5 responses so far ↓

  • 1 Luke // May 15, 2005 at 8:03 pm

    Your question about “cogenial” ideologies facilitating laughter is a good one.

    As a stand-up comic, I can say you’re mostly right. It is far easier to get laughs from people who are sympathetic to your viewpoint (or outright agree). Lots of comics will do shows for organizations they agree with, e.g. female comics performing at Planned Parenthood fundraiser. They’ll tell abortion jokes and get larger than usual applause since a) they identify completely with the joke and b) it creates some kind of intimacy between the audience and the comic.

    But also keep in mind some realities about Margaret Cho. She’s EASILY got one of the most loyal, devoted (albeit strange and hyper-sexually gay) followings in all of comedy. That means a) they’ll be more inclined to forgive her for weak material and laugh at good material and b) the venue she played was a theatre which will preclude the average comedy club goer and entice the Margaret Cho fan base to attend. The deck was very much stacked in her favor.

    Given those considerations (there are others), she almost has carte blanche with her material, delivery, etc.

  • 2 MDtoMN // May 16, 2005 at 8:55 am

    I think the by-far more important question is – Why can’t Right-wingers write decent comics? I know I’m biased by my own ideology, but there’s no right-wing Doonesbury, and the right-wing comics who manage to get significant positions (the Lang guy at CNN and McCoy at NY Times) are really, really, really bad. I mean, the art needs serious work, and the jokes are generally not funny at all. Don’t even get me started on Mallard Fillmore, which doesn’t seem to understand that comedy takes more than simply negative commentary about the opponent and generally benefits from some type of ironic twist or unexpected absurdity. I have often read his comics and thought to myself, where’s the third panel? You know, the one with the joke?

  • 3 Luke // May 16, 2005 at 11:17 am

    Why aren’t right wingers good at comedy (I’m Libertarian so that theory isn’t quite true)? Well, consider what I said in the New York Daily News gossip section, Llyod Grove’s Lowdown:

    “The 24-year-old Thomas, a buzz-cut and multitattooed libertarian writer who has two months left in the Marine Reserves, acknowledged: ‘Liberals dominate the comedy scene. That’s because left-wingers are more willing to experiment. In my experience, conservatives aren’t creative people. Most people on the right don’t have that fringe mentality. And some people on the right are just losers.’

    Whole link here:

    So aside from calling conservatives losers, the above could be some insight. I was interviewed for a show called “Republican Riot” (a show I will never again and was coincidentally never invited back) and these were my awful remarks.

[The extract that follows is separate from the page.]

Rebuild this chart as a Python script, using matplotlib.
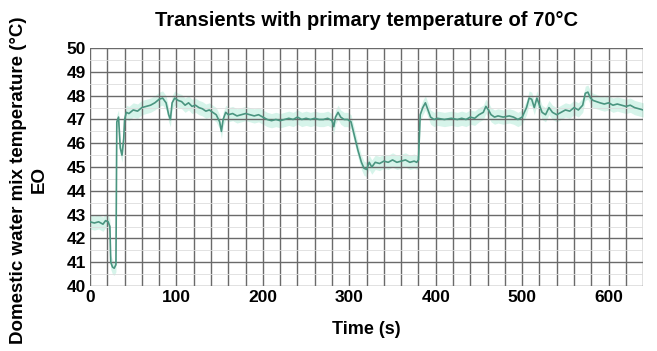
import matplotlib.pyplot as plt
import numpy as np

plt.rcParams['font.family'] = ['Liberation Sans', 'DejaVu Sans']
plt.rcParams['font.weight'] = 'bold'

# time (s) and mixed water temperature (°C)
time_s = [0, 5, 10, 15, 18, 21, 23, 24, 26, 28, 30, 31, 33, 35, 37, 39, 40, 42, 45,
          50, 55, 60, 65, 70, 75, 80, 84, 88, 91, 93, 95, 98, 102, 106, 110, 114,
          118, 122, 126, 130, 134, 138, 142, 146, 150, 152, 154, 157, 160, 165,
          170, 175, 180, 185, 190, 195, 200, 205, 210, 215, 220, 225, 230, 235,
          240, 245, 250, 255, 260, 265, 270, 275, 280, 282, 284, 287, 290, 294,
          298, 302, 306, 310, 314, 317, 320, 323, 326, 330, 335, 340, 345, 350,
          355, 360, 365, 370, 375, 378, 380, 382, 385, 388, 391, 394, 398, 402,
          410, 418, 425, 430, 435, 440, 445, 450, 455, 458, 461, 464, 468, 472,
          478, 485, 490, 495, 500, 505, 508, 511, 514, 517, 520, 523, 527, 531,
          535, 540, 545, 550, 555, 560, 565, 570, 573, 576, 579, 582, 586, 590,
          595, 600, 605, 610, 615, 620, 625, 630, 635, 640]
temp_c = [42.7, 42.65, 42.7, 42.6, 42.75, 42.7, 42.5, 41.0, 40.8, 40.75, 40.9, 46.9,
          47.1, 45.8, 45.5, 46.2, 47.0, 47.3, 47.25, 47.4, 47.35, 47.5, 47.55, 47.6,
          47.7, 47.85, 47.9, 47.7, 47.2, 47.0, 47.7, 47.9, 47.8, 47.75, 47.6, 47.7,
          47.55, 47.6, 47.5, 47.45, 47.35, 47.4, 47.3, 47.2, 46.9, 46.5, 47.0, 47.3,
          47.2, 47.25, 47.15, 47.2, 47.25, 47.2, 47.15, 47.2, 47.1, 47.0, 46.95,
          47.0, 46.95, 47.0, 47.05, 47.0, 47.1, 47.0, 47.05, 47.0, 47.05, 47.0,
          47.0, 47.05, 46.95, 46.7, 47.1, 47.3, 47.1, 47.0, 47.0, 46.9, 46.3, 45.7,
          45.2, 44.95, 44.9, 45.2, 45.0, 45.2, 45.15, 45.25, 45.2, 45.3, 45.2,
          45.25, 45.3, 45.2, 45.25, 45.2, 45.3, 47.2, 47.5, 47.7, 47.4, 47.1, 47.0,
          47.05, 47.0, 47.05, 47.0, 47.05, 47.0, 47.1, 47.05, 47.2, 47.3, 47.55,
          47.4, 47.2, 47.1, 47.15, 47.1, 47.15, 47.1, 47.0, 47.1, 47.5, 47.9, 47.85,
          47.5, 47.9, 47.6, 47.3, 47.2, 47.5, 47.3, 47.2, 47.3, 47.4, 47.35, 47.5,
          47.4, 47.6, 48.1, 48.15, 47.9, 47.8, 47.75, 47.7, 47.65, 47.7, 47.6,
          47.65, 47.6, 47.55, 47.6, 47.5, 47.45, 47.4]

x_ticks = [0, 100, 200, 300, 400, 500, 600]
y_ticks = [40, 41, 42, 43, 44, 45, 46, 47, 48, 49, 50]

t = np.array(time_s)
y = np.array(temp_c)

fig = plt.figure(figsize=(6.57, 3.51), dpi=100)
ax = fig.add_axes([0.137, 0.185, 0.842, 0.678])

# light halo around the trace
ax.fill_between(t, y - 0.3, y + 0.3, color='#d6f4ea', lw=0, zorder=1)
ax.plot(t, y, color='#4a9580', lw=1.2, zorder=3)

ax.set_xlim(0, 640)
ax.set_ylim(40, 50)
ax.set_xticks(x_ticks)
ax.set_yticks(y_ticks)
ax.set_xticks(np.arange(0, 641, 20), minor=True)
ax.set_yticks(np.arange(40, 50.1, 0.5), minor=True)
ax.tick_params(which='both', length=0, labelsize=12.5, pad=3)
ax.grid(which='major', color='#6a6a6a', lw=1.0, zorder=2)
ax.grid(which='minor', axis='x', color='#6a6a6a', lw=1.0, zorder=2)
ax.grid(which='minor', axis='y', color='#dddddd', lw=0.6, zorder=2)
for s in ax.spines.values():
    s.set_visible(False)
ax.set_axisbelow(False)

ax.set_title('Transients with primary temperature of 70°C', fontsize=14.5, fontweight='bold', pad=16)
ax.set_xlabel('Time (s)', fontsize=13, fontweight='bold', labelpad=11)
fig.text(29 / 657, 1 - 180 / 351, 'Domestic water mix temperature (°C)\nEO',
         rotation=90, ha='center', va='center', multialignment='center',
         fontsize=13.5, fontweight='bold', linespacing=1.3)

fig.savefig('out.png', dpi=100)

    But there are funny right-wingers (not religious however): Nick DiPaolo, Jim Norton and Vinnie Brand are all A-list comics who openly support Bush.

    Religion will naturally prohibit members of the right from ever fully embracing art in my view, but that’s a debate for another time.

  • 4 Kat // May 16, 2005 at 5:53 pm

    From a comic’s perspective, Cho could have been doing that to test her audience to see what kind of material to focus on. For instance, you saw that the gay marriage rally cries got a roaring applause while some of the reproductive rights rally cries got only a smattering in comparison. The show was then loaded with jokes related to gay marriage (and, well, penises). My guess is that wasn’t coincidence; it was tactical.

  • 5 Luke // May 17, 2005 at 10:09 am

    It is highly unlikely Cho was testing the audience.

    Material sharpening or audience testing is almost exclusively done in clubs. By the time comics are successful enough to tour theatres, the set they perform changes in only the slightest ways. They know precisely what they are going to say and almost never deviate. Consider that they are performing at a very nice venue to very expecting crowds who are paying good money; this is not the time to do crowd work or improvisation.

    I also encourage people to consider the fact that Cho was essentially getting away with murder with her material. That is, DC (for a city that votes overwhelmingly Democrat) is one of the most conservative towns in the country. Personally, as a comic that cut his teeth in New York City, I find this fucking annoying given a) my history and b) DC is the murder capital of the goddamn Milky Way, so you’d think people wouldn’t be have a little more to worry about than whether I use a naughty word or two, but I digress.

    So, the fact that Cho was performing risque material implies she didn’t have to pander to the general tenor of Washington. I assure you that the material she was performing would NOT have received the same adulation at the DC Improv or Wiseacres.